My mother left a pile of clips, photos, letters and so on, which she did her best to organize before her death.  The individuals named above settled mostly in the Willamette Valley and did well, though there were eccentrics and black sheep among them.  Clergy, judges, businessmen.  There were still full-blood tribal Indians in my mother’s girlhood (b. 1909, Payette, ID). She took great pride that during the Roseburg Strawberry Festival, the chief of the Calipooyas chose her serving table and accepted his bowl of berries and cream from her own hands. All this material remains for me to convert into what some might call a novel.  Her predecessors belonged to the great triple movement across the Atlantic in Colonial times and on over the Appalachians after the American Revolution and then to the coastal green West across the arid sea bed of the high North American “desert”.

The progression across the continent went parallel to time, at right angles to time, in opposition to time.  Ways of doing things changed, persisted, became irrelevant.
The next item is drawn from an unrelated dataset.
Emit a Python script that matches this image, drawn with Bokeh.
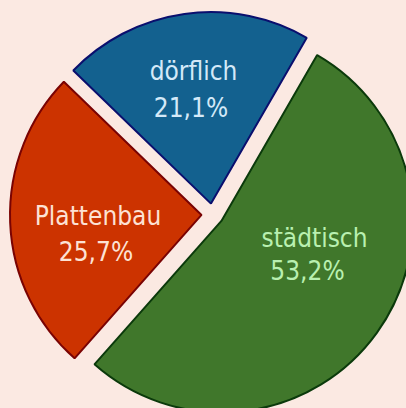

My father’s father was in Scotland until the end of the 19th century.  But the family namesake fortunes were also related to the Atlantic Ocean since the Strachans, though the present descendants are barely conscious of it, were involved in the Great Triangle of trade: sugar cane, rum and slaves.  

Selwyn Strachan

The proof is a complex of Caribbean people named Strachan, who are black.  Former slaves took the names of their owners, or were assigned them.  In some genealogies, one traces back several generations and then hits a research barrier.  I think this is one of them.

By the time of the Boomer Generation, which I barely precede (b. 1939), there is even more emphasis on national origins because of the bookend Great Wars displacing peoples.  The Great Depression in between was a monster that still haunts everyone.  And now there is much awareness of the “Spanish flu” that was the shadow of WWI, because it seems a foreshadow of Ebola.  Flu nearly killed my mother as a child and did kill her doctor.  Her younger sister, who did not live long enough to become an aunt, was killed as a teenager in a car accident.  A great industrial powered mobility resulted from the invention of the automobile and the webwork of highways Eisenhower mandated.

My maternal grandmother @WWI.  The baby is the girl killed in an auto accident as a teenager.  
The older girl served as an Army nurse during WWII.  My mother may have been in bed with the flu at this point.  
Aliene may be the bump under the apron.

None of this means much unless it informs our futures.  War, economic depression and industrial developments still threaten us, nibble at our edges, put damp poisonous hands over our mouths and noses.  The one saving grace seems to be electronics but we forget that the sun itself could flare out to fry our infrastructures, satellites and all, with one burst of cosmic energy.  Some of us -- in black moods -- think that might be a good thing.  Others think of migrating to the stars.  And still others fancy going back to visit their roots, to see what is there now.  But it all depends on which roots one chooses to claim, doesn’t it?

Most of my life has been on the Lewis and Clark trail.
In fact, I'm living on it right now in Montana.